Imagine I conducted a qualitative, interview-based study enquiring into some social problem. Suppose upon reading my report, you realise that by an uncanny coincidence, my interviewees’ responses are 100% in line with what I have been writing on this blog for the last three years. Even the terminology was so startlingly similar that you felt like you were reading one of my blog pieces.
You would probably think: Niemietz, you’re not fooling anyone. You just pressed these people to tell you what you wanted to hear, and as far as they didn’t, you read it into their answers anyway.
So when UNICEF publishes a report subtitled ‘The role of inequality and materialism’, when people like Kate Pickett are among the ‘expert advisory group’, and when the report reads like just another chapter of The Spirit Level, a modicum of caution is appropriate. Unfortunately the media does not go beyond parroting the findings.
The report, Child well-being in the UK, Spain and Sweden, is based on interviews with 24 families and 250 schoolchildren from the three countries. The gist: in the UK, materialism is rife and consumerism is rampant. These phenomena are moderated by a more traditional family structure in Spain, and by government largesse in Sweden. A sample:
‘[W]hilst children by and large would prefer time with their parents to heaps of consumer goods and had a rather balanced approach to consumer culture, UK parents seem to find themselves under tremendous pressure to purchase a surfeit of material goods for their children.[...]
‘UK parents almost seemed to be locked into a system of consumption which they knew was pointless but they found hard to resist, and found themselves “sucked in”. One mother in the UK ethnographies felt that she had bucked the trend because as she told us, “I don’t buy something for the girls every time I go out”. This is a telling statement which implies that she sees the norm in UK culture as making purchases each time you leave the house. [...]
'Parents and children alike knew that this sort of vicious cycle of consumption would not bring the happiness they intend but somehow they were compelled to continue.’
This is exactly what anti-consumerists and Happiness Economists have been telling us all along: consumption is like an arms race. We know how pointless it is, and nobody really wants it – but we cannot unilaterally end it. We need the help of an external coordinator.
I know that this is not a substantiated critique – it is hard to make one because the report is little else than a summary of what a bunch of kids are saying. But where the report does make more tangible points, it goes completely wrong. For example, it asserts that compulsive buying in the UK is partially a compensation for a lack of time that parents spend with their children, which is caused by ‘low wages, requiring parents to hold several jobs or work long hours to make ends meet.’
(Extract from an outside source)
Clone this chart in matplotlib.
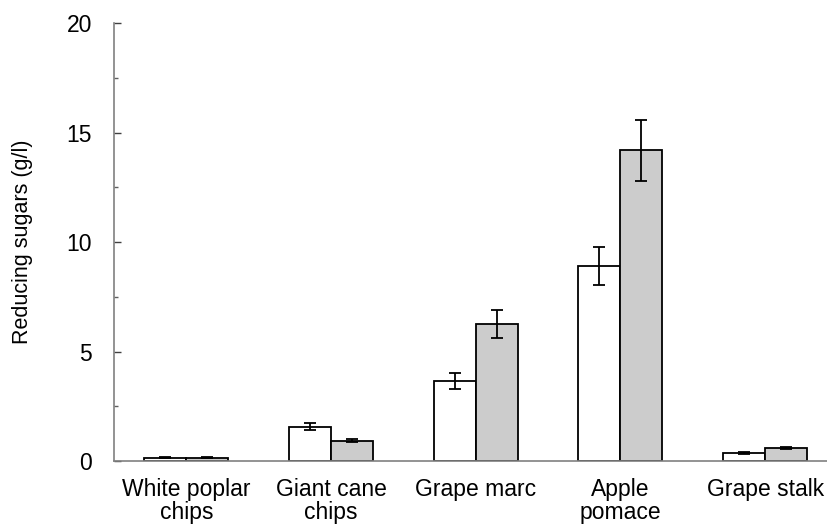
import numpy as np
import matplotlib
matplotlib.use('Agg')
import matplotlib.pyplot as plt
from matplotlib.ticker import MultipleLocator

plt.rcParams['font.family'] = ['Liberation Sans', 'DejaVu Sans']

categories = ['White poplar\nchips', 'Giant cane\nchips', 'Grape marc', 'Apple\npomace', 'Grape stalk']
white_vals = [0.15, 1.57, 3.64, 8.9, 0.37]
white_err = [0.03, 0.15, 0.37, 0.88, 0.04]
grey_vals = [0.15, 0.93, 6.25, 14.2, 0.58]
grey_err = [0.03, 0.08, 0.63, 1.4, 0.04]

fig = plt.figure(figsize=(8.28, 5.27), dpi=100)
ax = fig.add_axes([0.1377, 0.1252, 1.0 - 0.1377, 0.9558 - 0.1252])

x = np.arange(len(categories))
w = 0.29
ekw = dict(elinewidth=1.3, capthick=1.3, ecolor='black')
ax.bar(x - w/2, white_vals, w, yerr=white_err, color='white', edgecolor='black',
       linewidth=1.3, capsize=4.5, error_kw=ekw, zorder=2)
ax.bar(x + w/2, grey_vals, w, yerr=grey_err, color='#cccccc', edgecolor='black',
       linewidth=1.3, capsize=4.5, error_kw=ekw, zorder=2)

ax.set_xlim(-0.5, 4.435)
ax.set_ylim(0, 20)
ax.yaxis.set_major_locator(MultipleLocator(5))
ax.yaxis.set_minor_locator(MultipleLocator(2.5))

for s in ['top', 'right']:
    ax.spines[s].set_visible(False)
for s in ['left', 'bottom']:
    ax.spines[s].set_color('#808080')
    ax.spines[s].set_linewidth(1.2)

ax.tick_params(axis='y', which='major', direction='in', length=5, width=1.0,
               color='#404040', labelsize=16.5, pad=16)
ax.tick_params(axis='y', which='minor', direction='in', length=3, width=1.0,
               color='#606060')
ax.set_xticks(x)
ax.set_xticklabels(categories, fontsize=16.5, linespacing=1.0)
ax.tick_params(axis='x', length=0, pad=12)

ax.set_ylabel('Reducing sugars (g/l)', fontsize=15.5)
ax.yaxis.set_label_coords(-0.113, 0.5)

fig.savefig('out.png', dpi=100)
Unfortunately, the share of multiple jobholders is about twice as high in Sweden as in the UK. The length of an average working week, as well as the share of part-time employment in total employment, is almost identical in both countries. The one indicator on which the UK is most clearly an outlier in Europe is the share of children in households with no adult in employment. Lack of time is surely not among their most pressing problems.
When it comes to increasing child well-being, regulating people’s purchasing behaviour is not the most obvious starting point.